Sometimes, just once in a while, a policy announcement shines a light on concept that, if adopted, could fundamentally change our approach maintaining and improving our surface transportation system.

That’s what happened Tuesday, when the White House released a $302-billion, four-year transportation reauthorization proposal, The GROW AMERICA ACT, that includes an end to the 58-year ban on tolling existing Interstate highways.

The measure would “eliminate the prohibition on tolling existing free Interstate highways, subject to the approval of the Secretary, for purposes of reconstruction, thus providing States greater flexibility to use tolling as a revenue source for needed reconstruction activities on all components of their highway systems,” stated the White House release.

The change won’t happen overnight. (Change worth making rarely does.) If Congress includes this provision in the final transportation reauthorization bill, it will pave the way to a solution to a highway funding and financing crisis that has been building for decades.

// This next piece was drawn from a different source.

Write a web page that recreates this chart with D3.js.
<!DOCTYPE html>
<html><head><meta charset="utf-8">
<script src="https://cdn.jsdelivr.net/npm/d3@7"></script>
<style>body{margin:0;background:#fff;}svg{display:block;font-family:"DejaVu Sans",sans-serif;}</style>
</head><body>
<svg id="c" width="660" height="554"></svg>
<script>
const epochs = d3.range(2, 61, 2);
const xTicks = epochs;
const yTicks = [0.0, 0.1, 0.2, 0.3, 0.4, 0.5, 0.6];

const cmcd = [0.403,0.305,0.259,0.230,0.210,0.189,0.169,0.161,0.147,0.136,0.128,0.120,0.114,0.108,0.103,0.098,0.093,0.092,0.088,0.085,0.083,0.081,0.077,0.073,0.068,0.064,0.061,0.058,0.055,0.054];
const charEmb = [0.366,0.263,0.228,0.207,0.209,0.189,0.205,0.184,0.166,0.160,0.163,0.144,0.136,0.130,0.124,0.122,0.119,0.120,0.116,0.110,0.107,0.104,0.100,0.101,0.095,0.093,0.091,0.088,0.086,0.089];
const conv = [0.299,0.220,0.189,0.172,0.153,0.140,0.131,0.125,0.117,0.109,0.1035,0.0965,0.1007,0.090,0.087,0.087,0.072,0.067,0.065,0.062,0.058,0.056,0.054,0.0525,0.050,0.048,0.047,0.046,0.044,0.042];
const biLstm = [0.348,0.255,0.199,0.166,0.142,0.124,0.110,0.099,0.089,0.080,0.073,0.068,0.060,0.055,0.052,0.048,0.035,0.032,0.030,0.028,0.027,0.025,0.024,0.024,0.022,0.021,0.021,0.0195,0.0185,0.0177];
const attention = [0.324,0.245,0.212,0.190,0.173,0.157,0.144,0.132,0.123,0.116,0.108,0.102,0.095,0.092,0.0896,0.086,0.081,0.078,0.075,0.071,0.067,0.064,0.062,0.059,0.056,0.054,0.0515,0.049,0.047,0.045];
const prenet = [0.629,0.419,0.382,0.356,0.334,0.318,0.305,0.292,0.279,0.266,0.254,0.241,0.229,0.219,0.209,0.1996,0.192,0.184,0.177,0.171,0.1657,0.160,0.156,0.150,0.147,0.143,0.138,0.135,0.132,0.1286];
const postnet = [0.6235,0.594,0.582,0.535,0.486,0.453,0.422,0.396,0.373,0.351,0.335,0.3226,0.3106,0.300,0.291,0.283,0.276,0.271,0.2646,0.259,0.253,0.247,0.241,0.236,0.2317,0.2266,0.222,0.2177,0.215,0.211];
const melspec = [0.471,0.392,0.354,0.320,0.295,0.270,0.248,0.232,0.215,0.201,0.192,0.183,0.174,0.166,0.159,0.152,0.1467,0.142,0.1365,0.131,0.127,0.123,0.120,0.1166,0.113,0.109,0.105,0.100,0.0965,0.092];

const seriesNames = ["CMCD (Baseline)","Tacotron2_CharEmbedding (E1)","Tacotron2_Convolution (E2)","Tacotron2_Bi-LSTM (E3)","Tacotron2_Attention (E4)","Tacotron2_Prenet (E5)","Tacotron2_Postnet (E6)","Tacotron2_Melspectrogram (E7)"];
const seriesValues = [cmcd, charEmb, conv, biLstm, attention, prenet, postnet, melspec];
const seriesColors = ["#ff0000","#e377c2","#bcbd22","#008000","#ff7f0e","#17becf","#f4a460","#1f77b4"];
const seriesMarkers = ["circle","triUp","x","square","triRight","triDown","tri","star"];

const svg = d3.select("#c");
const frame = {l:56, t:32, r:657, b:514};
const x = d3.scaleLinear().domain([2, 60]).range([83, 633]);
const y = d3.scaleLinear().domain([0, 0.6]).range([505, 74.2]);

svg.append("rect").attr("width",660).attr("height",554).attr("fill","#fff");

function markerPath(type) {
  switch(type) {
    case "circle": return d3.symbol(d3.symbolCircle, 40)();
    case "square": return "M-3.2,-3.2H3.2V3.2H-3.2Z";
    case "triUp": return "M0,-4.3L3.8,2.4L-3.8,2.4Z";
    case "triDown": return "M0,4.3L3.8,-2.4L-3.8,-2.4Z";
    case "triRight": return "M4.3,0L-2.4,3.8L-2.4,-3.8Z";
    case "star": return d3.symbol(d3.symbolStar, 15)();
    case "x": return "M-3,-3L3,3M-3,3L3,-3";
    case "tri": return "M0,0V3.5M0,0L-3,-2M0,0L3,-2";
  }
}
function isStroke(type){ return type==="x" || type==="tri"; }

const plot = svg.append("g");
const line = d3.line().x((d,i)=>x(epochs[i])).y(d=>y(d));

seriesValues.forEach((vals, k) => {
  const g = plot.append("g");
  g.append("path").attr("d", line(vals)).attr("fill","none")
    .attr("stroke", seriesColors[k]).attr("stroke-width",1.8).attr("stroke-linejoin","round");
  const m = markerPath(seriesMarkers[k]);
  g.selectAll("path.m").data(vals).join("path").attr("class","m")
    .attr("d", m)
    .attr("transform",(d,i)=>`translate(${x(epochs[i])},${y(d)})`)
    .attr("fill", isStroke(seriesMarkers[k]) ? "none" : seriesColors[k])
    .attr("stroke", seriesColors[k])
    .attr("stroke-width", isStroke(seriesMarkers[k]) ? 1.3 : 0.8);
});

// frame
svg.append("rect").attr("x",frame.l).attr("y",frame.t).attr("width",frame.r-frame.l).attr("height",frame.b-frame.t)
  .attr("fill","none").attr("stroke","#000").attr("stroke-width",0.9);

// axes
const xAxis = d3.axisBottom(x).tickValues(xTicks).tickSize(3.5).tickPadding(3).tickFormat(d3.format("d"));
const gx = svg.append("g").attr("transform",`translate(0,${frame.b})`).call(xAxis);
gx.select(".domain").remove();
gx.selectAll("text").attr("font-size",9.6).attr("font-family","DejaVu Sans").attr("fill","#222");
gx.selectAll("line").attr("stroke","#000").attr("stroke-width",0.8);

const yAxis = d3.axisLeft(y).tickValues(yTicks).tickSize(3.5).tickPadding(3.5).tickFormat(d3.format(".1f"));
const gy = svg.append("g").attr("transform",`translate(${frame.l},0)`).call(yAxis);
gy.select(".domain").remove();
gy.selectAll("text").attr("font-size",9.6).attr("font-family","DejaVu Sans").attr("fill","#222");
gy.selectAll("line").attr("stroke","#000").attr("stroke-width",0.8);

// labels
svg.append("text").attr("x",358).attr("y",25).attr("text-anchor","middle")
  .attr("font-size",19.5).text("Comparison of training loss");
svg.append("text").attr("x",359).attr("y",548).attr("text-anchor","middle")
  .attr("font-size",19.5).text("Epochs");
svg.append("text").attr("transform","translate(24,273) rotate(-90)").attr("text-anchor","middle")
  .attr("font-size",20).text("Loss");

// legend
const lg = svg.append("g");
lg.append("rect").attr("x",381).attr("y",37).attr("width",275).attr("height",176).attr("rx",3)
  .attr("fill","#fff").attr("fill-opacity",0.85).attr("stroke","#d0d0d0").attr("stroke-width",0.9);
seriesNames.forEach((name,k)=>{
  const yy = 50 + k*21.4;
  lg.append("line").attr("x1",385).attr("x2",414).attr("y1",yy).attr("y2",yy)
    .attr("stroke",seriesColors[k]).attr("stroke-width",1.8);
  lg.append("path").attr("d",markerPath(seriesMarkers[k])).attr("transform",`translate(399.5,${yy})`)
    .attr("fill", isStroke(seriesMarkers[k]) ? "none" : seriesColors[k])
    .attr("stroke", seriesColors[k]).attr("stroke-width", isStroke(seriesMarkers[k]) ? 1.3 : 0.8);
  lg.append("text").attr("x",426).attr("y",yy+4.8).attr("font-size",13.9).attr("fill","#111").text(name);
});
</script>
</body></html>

If the final reauthorization bill includes flexibility to toll existing Interstate capacity, it will position tolling as one of the essential tools in the transportation funding toolbox. And when that happens:

  • Commuters will be able to count on a safer, more reliable ride, as the congestion in major metropolitan areas begins to subside. Highway congestion currently costs Americans $121 billion and 5.5 billion lost hours per year, according to the Texas Transportation Institute.
  • Air quality will improve, with fewer vehicles idling in bumper-to-bumper gridlock.
  • In many metropolitan areas, transit will get a boost, and riders will gain an affordable, accessible mobility option, with express buses receiving access to managed lanes.
  • The economy will improve, thanks to a more efficient transportation system and the tens of thousands of well-paying jobs that are created in construction and maintenance.

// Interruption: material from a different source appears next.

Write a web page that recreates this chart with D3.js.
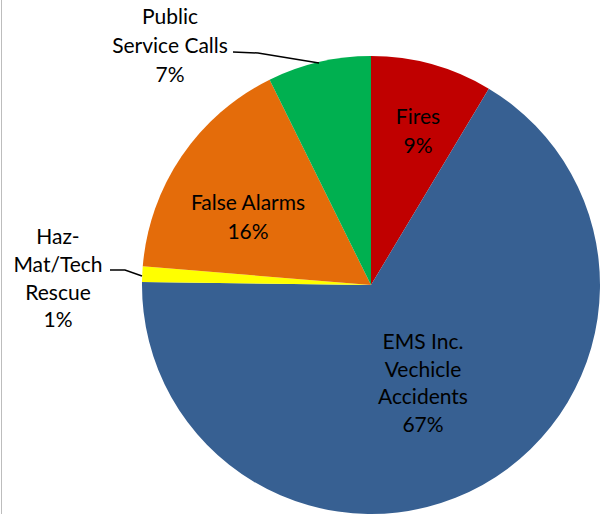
<!DOCTYPE html>
<html>
<head>
<meta charset="utf-8">
<script src="https://cdn.jsdelivr.net/npm/d3@7"></script>
<style>
  html, body { margin: 0; padding: 0; background: #fff; }
  svg { display: block; }
  text { font-family: Lato, "Open Sans", sans-serif; font-size: 21px; fill: #000; }
</style>
</head>
<body>
<script>
const categories = ["Fires", "EMS Inc. Vechicle Accidents", "Haz-Mat/Tech Rescue", "False Alarms", "Public Service Calls"];
const values = [8.6, 66.6, 1.1, 16.4, 7.3];
const colors = ["#C00000", "#376092", "#FFFF00", "#E46C0A", "#00B050"];
const labelLines = [
  ["Fires"],
  ["EMS Inc.", "Vechicle", "Accidents"],
  ["Haz-", "Mat/Tech", "Rescue"],
  ["False Alarms"],
  ["Public", "Service Calls"]
];

const W = 600, H = 514;
const cx = 371, cy = 285, R = 229;

const svg = d3.select("body").append("svg").attr("width", W).attr("height", H);

// left border line
svg.append("line").attr("x1", 1.5).attr("x2", 1.5).attr("y1", 0).attr("y2", H)
  .attr("stroke", "#BDBDBD").attr("stroke-width", 1);

const pie = d3.pie().sort(null).value(d => d.v).startAngle(0).endAngle(2 * Math.PI);
const data = categories.map((c, i) => ({ c, v: values[i], col: colors[i], lines: labelLines[i] }));
const arcs = pie(data);
const arc = d3.arc().innerRadius(0).outerRadius(R);

const g = svg.append("g").attr("transform", `translate(${cx},${cy})`);
g.selectAll("path").data(arcs).enter().append("path")
  .attr("d", arc).attr("fill", d => d.data.col);

// label placement (absolute positions on page)
const labelPos = {
  "Fires": { x: 418, y: 117, lh: 29 },
  "EMS Inc. Vechicle Accidents": { x: 423, y: 342, lh: 27.5 },
  "Haz-Mat/Tech Rescue": { x: 58, y: 237, lh: 27.7 },
  "False Alarms": { x: 248, y: 203, lh: 29 },
  "Public Service Calls": { x: 170, y: 17, lh: 29 }
};

arcs.forEach(a => {
  const p = labelPos[a.data.c];
  const lines = a.data.lines.concat([Math.round(a.data.v) + "%"]);
  const t = svg.append("text").attr("text-anchor", "middle");
  lines.forEach((ln, i) => {
    t.append("tspan").attr("x", p.x).attr("y", p.y + i * p.lh).attr("dy", "0.35em").text(ln);
  });
});

// leader lines
const leaders = [
  [[233, 52], [258, 53], [319, 63]],
  [[110, 270], [125, 270], [142, 276]]
];
leaders.forEach(pts => {
  svg.append("path").attr("d", d3.line()(pts)).attr("fill", "none")
    .attr("stroke", "#000").attr("stroke-width", 1.5);
});
</script>
</body>
</html>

Tolling won’t be the right answer for every road in need of reconstruction or repair. But by giving states flexibility to toll existing Interstate highways, the Administration proposal offers a solution to the biggest challenge of all: the estimated $1 trillion that will be needed to refurbish and rebuild an Interstate highway system that was inaugurated in the 1950s, completed in the 1980s, and is definitely showing its age.

The Congressional debate on reauthorization is still unfolding, but this is a glimpse of what a new day could look like. Decades from now, our children and grandchildren may look back to this announcement as the moment we began to solve the transportation infrastructure crisis.